Alaska just finished one of its most unusually warm Marches ever recorded. In its northern reaches, the March warmth was unprecedented.
Part of a rapid and troubling warming across the Arctic, the month concluded feverishly in the northern part of the state, with widespread temperatures 30 to 40 degrees Fahrenheit above normal.
Many areas finished March with a monthly temperature averaging 20 degrees F or more above normal.
While the warmest readings compared to normal were in the north, there was no measurable snow in Anchorage, which had happened only once before.
Off Alaska's west coast, Bering Sea ice reached a record-low extent for the month.
March was the warmest of record over all nearly of Alaska north of the Alaska Range & Bristol Bay. Some places on the North Slope & in Northwest Arctic Borough were more than 20F (11C) above normal. Early snowmelt southern areas. #akwx #AKclimatehighlights @AlaskaWx @SNAPandACCAP pic.twitter.com/Oa9a9PMVcJ
— International Arctic Research Center (@IARC_Alaska) April 1, 2019
March was a month full of record temperatures across Alaska:
- Juneau, in the southeast, saw an astounding 10 daily record highs. The city closed the month of March with seven days in row of record highs, from the 25th through the 31st. The 59-degree F record high there on March 31 was the second-warmest reading on record for the month.
- Utqiaġvik (formerly Barrow), in the northernmost tip of the United States, the thermometer rose above freezing for the third time on record in March, when it hit 33 on March 30. It ended up the warmest March on record there by more than six degrees F.
- Fairbanks notched its warmest March, with an average temperature more than 15 degrees F above normal.
- Kotzebue, in the northeast, logged its highest March temperature ever recorded, according to Alaska climatologist Rick Thoman.

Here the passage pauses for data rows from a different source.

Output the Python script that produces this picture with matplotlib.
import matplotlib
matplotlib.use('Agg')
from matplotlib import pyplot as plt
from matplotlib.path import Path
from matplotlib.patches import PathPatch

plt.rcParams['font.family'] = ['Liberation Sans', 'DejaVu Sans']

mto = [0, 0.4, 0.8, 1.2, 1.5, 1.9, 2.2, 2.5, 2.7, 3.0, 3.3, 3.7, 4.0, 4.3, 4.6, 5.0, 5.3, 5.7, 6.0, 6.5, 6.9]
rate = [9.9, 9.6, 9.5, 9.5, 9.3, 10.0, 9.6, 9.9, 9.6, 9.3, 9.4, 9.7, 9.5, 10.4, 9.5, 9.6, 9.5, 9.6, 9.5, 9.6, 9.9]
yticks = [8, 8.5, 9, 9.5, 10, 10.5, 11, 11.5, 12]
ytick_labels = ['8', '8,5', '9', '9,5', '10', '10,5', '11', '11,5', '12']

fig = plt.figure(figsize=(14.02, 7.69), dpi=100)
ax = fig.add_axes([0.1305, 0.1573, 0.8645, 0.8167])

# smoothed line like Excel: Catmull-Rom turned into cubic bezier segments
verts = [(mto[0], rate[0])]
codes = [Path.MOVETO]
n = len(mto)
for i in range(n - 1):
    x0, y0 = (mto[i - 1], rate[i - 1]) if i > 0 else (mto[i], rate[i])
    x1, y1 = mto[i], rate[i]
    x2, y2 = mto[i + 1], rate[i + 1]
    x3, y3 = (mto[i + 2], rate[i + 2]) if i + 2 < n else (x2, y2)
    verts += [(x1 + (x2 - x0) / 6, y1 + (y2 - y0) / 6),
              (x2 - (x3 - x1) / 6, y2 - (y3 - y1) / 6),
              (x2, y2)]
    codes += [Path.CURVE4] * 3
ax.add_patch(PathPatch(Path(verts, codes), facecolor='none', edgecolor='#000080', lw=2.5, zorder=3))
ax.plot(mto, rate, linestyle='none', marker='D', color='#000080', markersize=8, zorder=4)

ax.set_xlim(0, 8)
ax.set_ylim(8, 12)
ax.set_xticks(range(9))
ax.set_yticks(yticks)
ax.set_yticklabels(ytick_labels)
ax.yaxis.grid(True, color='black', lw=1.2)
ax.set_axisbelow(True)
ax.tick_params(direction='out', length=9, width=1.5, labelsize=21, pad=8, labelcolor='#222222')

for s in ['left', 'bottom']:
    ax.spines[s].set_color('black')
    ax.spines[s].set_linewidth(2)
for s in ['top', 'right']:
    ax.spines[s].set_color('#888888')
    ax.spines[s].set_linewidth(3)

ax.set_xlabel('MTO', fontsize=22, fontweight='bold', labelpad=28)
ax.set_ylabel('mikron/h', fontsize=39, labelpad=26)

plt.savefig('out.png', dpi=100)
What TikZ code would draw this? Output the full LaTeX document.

The high was 41 degrees F, besting a previous March record of 39 in 1973.
- Deadhorse, on the coast in northeast Alaska, just went through a week-long stretch of temperatures more than 30 degrees F above normal. On Saturday, it was 40 degrees F above normal, a monthly record for that location, per Thoman.
Deadhorse posted one of the most remarkable records for the month. Its March temperature was about 25 degrees F above normal, which is the biggest temperature departure ever recorded during March in the United States.
That anomaly surpassed the Circle Hot Springs, Alaska, record of 20.9 degrees F above normal set in 1965. Deadhorse was just one of many Alaska locations that recorded March temperatures at least 20 degrees F above normal.
While the atypically mild conditions were centered in the northern part of Alaska throughout March, as they have tended to do in recent history, just about the entire state finished much warmer than normal.
Coastal areas of southern Alaska saw temperatures closest to normal, and those locations were still about five to 10 degrees above normal on average.
Anchorage, which was snowless in March and hasn't seen any since February 21, may have seen its earliest final accumulating snow on record by several weeks, according to climatologist Brian Brettschneider.
In southeast Alaska, temperatures were close to normal, but that region remains in the grip of a long-lasting drought that has worsened somewhat in recent weeks.
Sea ice in the Bering Sea set a new record low for March (2019) pic.twitter.com/xZSRKOlXRc
— Zack Labe (@ZLabe) April 2, 2019
Much of the region has been locked between low pressure to its west and high pressure to its east, conditions remained extraordinarily favorable to keep the Bering Sea full of open water. Storminess was frequent in that region and into western Alaska.
In the end, March ended up setting a record for lack of ice on the Bering Sea. This new low-ice record comes on the heels of a startling 2018, which witnessed a massive drop-off in ice levels, compared with the past.
This year seems to show that the extraordinary readings of 2017 are not an anomaly in this region of a rapidly changing climate.
"There is no more vivid a display of how quickly our climate is changing than what's happening right now in the Arctic," meteorologist Jeff Berardelli tweeted, in a reflection on the many stories of this abnormal March in Alaska.
"It's a loud canary singing in a coal mine," he concluded.